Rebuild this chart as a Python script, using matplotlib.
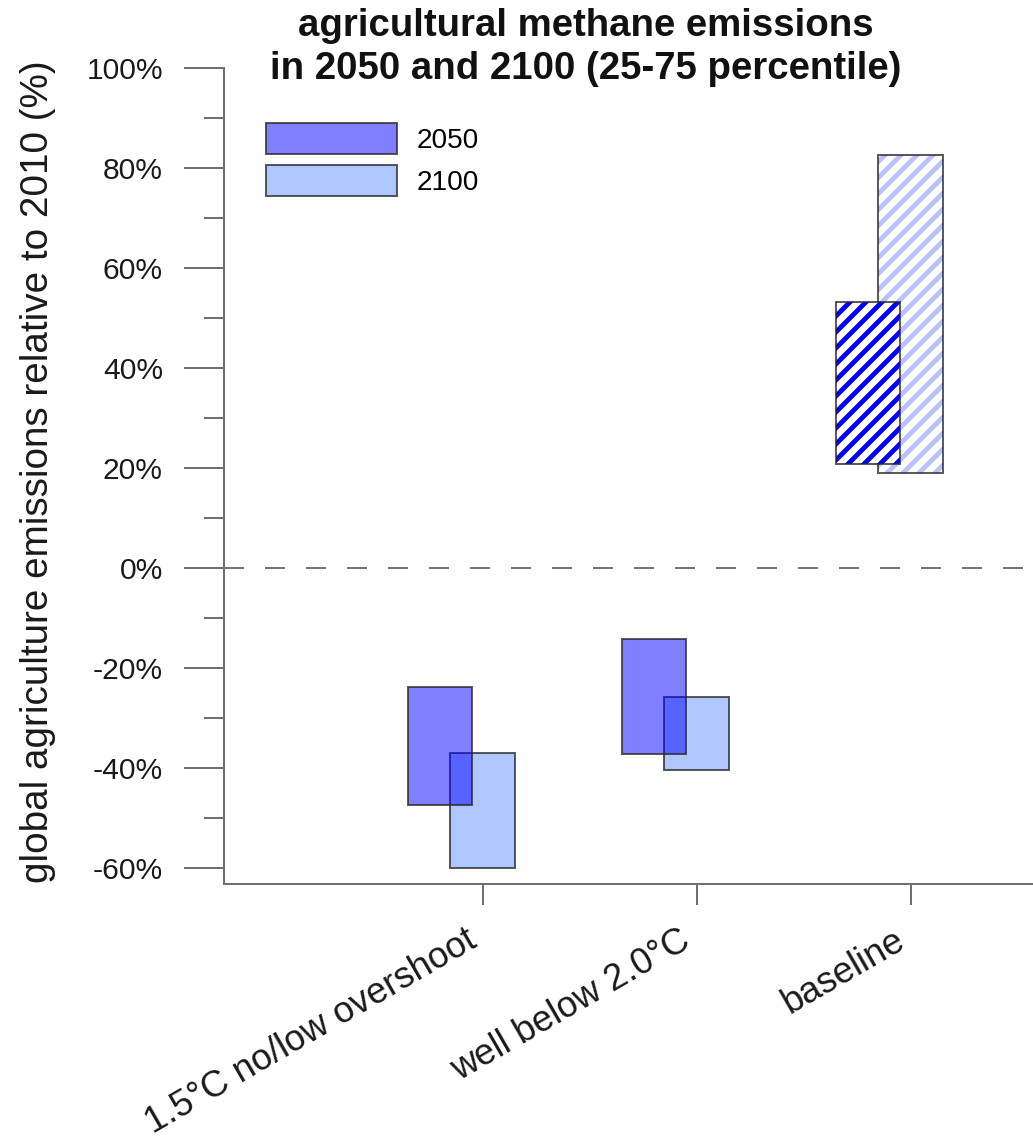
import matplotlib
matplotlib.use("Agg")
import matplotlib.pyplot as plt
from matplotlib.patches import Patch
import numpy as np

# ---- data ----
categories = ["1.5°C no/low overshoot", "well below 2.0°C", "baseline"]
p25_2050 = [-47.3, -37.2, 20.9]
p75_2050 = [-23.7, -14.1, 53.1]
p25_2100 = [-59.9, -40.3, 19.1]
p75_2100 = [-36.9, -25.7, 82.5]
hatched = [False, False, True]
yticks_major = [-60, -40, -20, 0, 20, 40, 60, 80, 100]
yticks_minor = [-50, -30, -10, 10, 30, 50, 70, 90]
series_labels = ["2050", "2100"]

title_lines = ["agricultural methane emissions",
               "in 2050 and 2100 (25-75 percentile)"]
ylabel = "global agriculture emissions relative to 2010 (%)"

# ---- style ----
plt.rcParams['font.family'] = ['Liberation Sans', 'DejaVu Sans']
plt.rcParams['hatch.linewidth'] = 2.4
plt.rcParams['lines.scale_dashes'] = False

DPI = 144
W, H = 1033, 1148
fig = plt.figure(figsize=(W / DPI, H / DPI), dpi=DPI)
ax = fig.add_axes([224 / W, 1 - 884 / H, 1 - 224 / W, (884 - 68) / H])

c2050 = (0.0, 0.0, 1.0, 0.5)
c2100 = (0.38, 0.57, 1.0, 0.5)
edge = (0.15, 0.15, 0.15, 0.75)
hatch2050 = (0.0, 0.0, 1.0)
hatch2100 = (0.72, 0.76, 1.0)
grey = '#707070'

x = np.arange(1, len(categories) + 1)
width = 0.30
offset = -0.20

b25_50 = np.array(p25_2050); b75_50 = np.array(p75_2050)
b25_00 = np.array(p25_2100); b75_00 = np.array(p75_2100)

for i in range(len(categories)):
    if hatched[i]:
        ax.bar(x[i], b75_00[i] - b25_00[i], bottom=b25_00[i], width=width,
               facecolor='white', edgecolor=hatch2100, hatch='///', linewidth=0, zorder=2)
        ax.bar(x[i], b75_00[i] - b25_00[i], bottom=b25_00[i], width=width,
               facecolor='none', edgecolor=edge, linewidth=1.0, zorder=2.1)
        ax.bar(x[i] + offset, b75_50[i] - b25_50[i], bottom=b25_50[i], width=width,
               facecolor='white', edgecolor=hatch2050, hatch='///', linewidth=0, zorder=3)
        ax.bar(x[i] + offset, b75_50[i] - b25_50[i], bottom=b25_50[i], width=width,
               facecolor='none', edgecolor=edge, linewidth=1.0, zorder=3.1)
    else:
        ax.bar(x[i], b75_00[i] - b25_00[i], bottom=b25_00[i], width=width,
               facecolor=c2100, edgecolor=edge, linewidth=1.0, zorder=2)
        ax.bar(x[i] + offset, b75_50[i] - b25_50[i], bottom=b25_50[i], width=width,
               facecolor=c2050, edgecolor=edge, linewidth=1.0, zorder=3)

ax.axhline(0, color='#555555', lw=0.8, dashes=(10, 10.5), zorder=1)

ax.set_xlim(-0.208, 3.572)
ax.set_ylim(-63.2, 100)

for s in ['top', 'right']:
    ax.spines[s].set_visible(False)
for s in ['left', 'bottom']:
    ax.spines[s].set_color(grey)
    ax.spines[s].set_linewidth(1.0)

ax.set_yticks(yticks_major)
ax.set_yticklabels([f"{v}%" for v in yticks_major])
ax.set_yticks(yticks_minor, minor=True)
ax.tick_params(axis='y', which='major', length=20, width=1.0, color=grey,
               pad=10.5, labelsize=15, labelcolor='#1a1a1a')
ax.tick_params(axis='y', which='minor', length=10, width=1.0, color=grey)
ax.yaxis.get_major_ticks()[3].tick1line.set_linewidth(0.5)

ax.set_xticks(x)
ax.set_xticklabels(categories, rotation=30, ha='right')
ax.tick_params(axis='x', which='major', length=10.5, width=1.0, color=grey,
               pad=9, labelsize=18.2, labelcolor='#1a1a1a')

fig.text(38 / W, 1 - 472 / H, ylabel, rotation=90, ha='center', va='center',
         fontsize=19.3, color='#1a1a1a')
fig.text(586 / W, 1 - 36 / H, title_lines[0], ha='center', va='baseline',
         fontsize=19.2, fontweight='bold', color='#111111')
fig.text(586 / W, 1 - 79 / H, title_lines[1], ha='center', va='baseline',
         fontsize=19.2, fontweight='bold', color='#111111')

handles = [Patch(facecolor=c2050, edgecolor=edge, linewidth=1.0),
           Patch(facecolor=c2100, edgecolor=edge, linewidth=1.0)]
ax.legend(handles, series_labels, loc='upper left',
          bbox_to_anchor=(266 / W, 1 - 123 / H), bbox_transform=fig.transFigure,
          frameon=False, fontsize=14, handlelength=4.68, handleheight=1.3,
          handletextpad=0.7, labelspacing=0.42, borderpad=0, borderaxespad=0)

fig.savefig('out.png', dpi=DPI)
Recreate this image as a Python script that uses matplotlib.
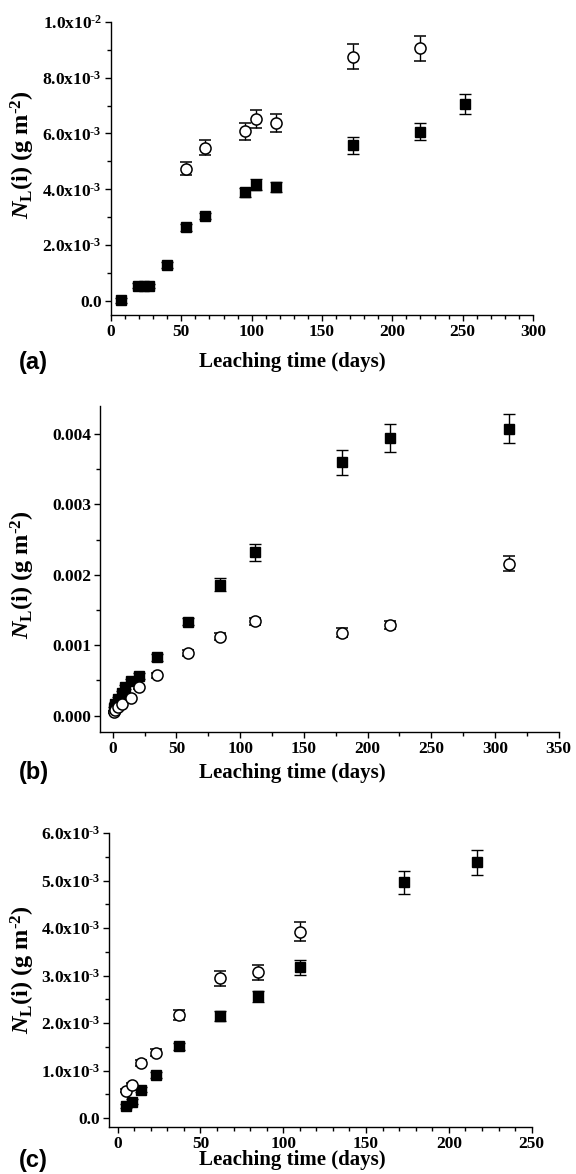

▸ **Objective**
Reproduce the material above in full, exactly, with no images.

▸ **Output for this task**
Rebuild this chart as a Python script, using matplotlib.
import matplotlib
matplotlib.use("Agg")
import matplotlib.pyplot as plt
from matplotlib.patches import Patch
import numpy as np

# ---- data ----
categories = ["1.5°C no/low overshoot", "well below 2.0°C", "baseline"]
p25_2050 = [-47.3, -37.2, 20.9]
p75_2050 = [-23.7, -14.1, 53.1]
p25_2100 = [-59.9, -40.3, 19.1]
p75_2100 = [-36.9, -25.7, 82.5]
hatched = [False, False, True]
yticks_major = [-60, -40, -20, 0, 20, 40, 60, 80, 100]
yticks_minor = [-50, -30, -10, 10, 30, 50, 70, 90]
series_labels = ["2050", "2100"]

title_lines = ["agricultural methane emissions",
               "in 2050 and 2100 (25-75 percentile)"]
ylabel = "global agriculture emissions relative to 2010 (%)"

# ---- style ----
plt.rcParams['font.family'] = ['Liberation Sans', 'DejaVu Sans']
plt.rcParams['hatch.linewidth'] = 2.4
plt.rcParams['lines.scale_dashes'] = False

DPI = 144
W, H = 1033, 1148
fig = plt.figure(figsize=(W / DPI, H / DPI), dpi=DPI)
ax = fig.add_axes([224 / W, 1 - 884 / H, 1 - 224 / W, (884 - 68) / H])

c2050 = (0.0, 0.0, 1.0, 0.5)
c2100 = (0.38, 0.57, 1.0, 0.5)
edge = (0.15, 0.15, 0.15, 0.75)
hatch2050 = (0.0, 0.0, 1.0)
hatch2100 = (0.72, 0.76, 1.0)
grey = '#707070'

x = np.arange(1, len(categories) + 1)
width = 0.30
offset = -0.20

b25_50 = np.array(p25_2050); b75_50 = np.array(p75_2050)
b25_00 = np.array(p25_2100); b75_00 = np.array(p75_2100)

for i in range(len(categories)):
    if hatched[i]:
        ax.bar(x[i], b75_00[i] - b25_00[i], bottom=b25_00[i], width=width,
               facecolor='white', edgecolor=hatch2100, hatch='///', linewidth=0, zorder=2)
        ax.bar(x[i], b75_00[i] - b25_00[i], bottom=b25_00[i], width=width,
               facecolor='none', edgecolor=edge, linewidth=1.0, zorder=2.1)
        ax.bar(x[i] + offset, b75_50[i] - b25_50[i], bottom=b25_50[i], width=width,
               facecolor='white', edgecolor=hatch2050, hatch='///', linewidth=0, zorder=3)
        ax.bar(x[i] + offset, b75_50[i] - b25_50[i], bottom=b25_50[i], width=width,
               facecolor='none', edgecolor=edge, linewidth=1.0, zorder=3.1)
    else:
        ax.bar(x[i], b75_00[i] - b25_00[i], bottom=b25_00[i], width=width,
               facecolor=c2100, edgecolor=edge, linewidth=1.0, zorder=2)
        ax.bar(x[i] + offset, b75_50[i] - b25_50[i], bottom=b25_50[i], width=width,
               facecolor=c2050, edgecolor=edge, linewidth=1.0, zorder=3)

ax.axhline(0, color='#555555', lw=0.8, dashes=(10, 10.5), zorder=1)

ax.set_xlim(-0.208, 3.572)
ax.set_ylim(-63.2, 100)

for s in ['top', 'right']:
    ax.spines[s].set_visible(False)
for s in ['left', 'bottom']:
    ax.spines[s].set_color(grey)
    ax.spines[s].set_linewidth(1.0)

ax.set_yticks(yticks_major)
ax.set_yticklabels([f"{v}%" for v in yticks_major])
ax.set_yticks(yticks_minor, minor=True)
ax.tick_params(axis='y', which='major', length=20, width=1.0, color=grey,
               pad=10.5, labelsize=15, labelcolor='#1a1a1a')
ax.tick_params(axis='y', which='minor', length=10, width=1.0, color=grey)
ax.yaxis.get_major_ticks()[3].tick1line.set_linewidth(0.5)

ax.set_xticks(x)
ax.set_xticklabels(categories, rotation=30, ha='right')
ax.tick_params(axis='x', which='major', length=10.5, width=1.0, color=grey,
               pad=9, labelsize=18.2, labelcolor='#1a1a1a')

fig.text(38 / W, 1 - 472 / H, ylabel, rotation=90, ha='center', va='center',
         fontsize=19.3, color='#1a1a1a')
fig.text(586 / W, 1 - 36 / H, title_lines[0], ha='center', va='baseline',
         fontsize=19.2, fontweight='bold', color='#111111')
fig.text(586 / W, 1 - 79 / H, title_lines[1], ha='center', va='baseline',
         fontsize=19.2, fontweight='bold', color='#111111')

handles = [Patch(facecolor=c2050, edgecolor=edge, linewidth=1.0),
           Patch(facecolor=c2100, edgecolor=edge, linewidth=1.0)]
ax.legend(handles, series_labels, loc='upper left',
          bbox_to_anchor=(266 / W, 1 - 123 / H), bbox_transform=fig.transFigure,
          frameon=False, fontsize=14, handlelength=4.68, handleheight=1.3,
          handletextpad=0.7, labelspacing=0.42, borderpad=0, borderaxespad=0)

fig.savefig('out.png', dpi=DPI)
Recreate this image as a Python script that uses matplotlib.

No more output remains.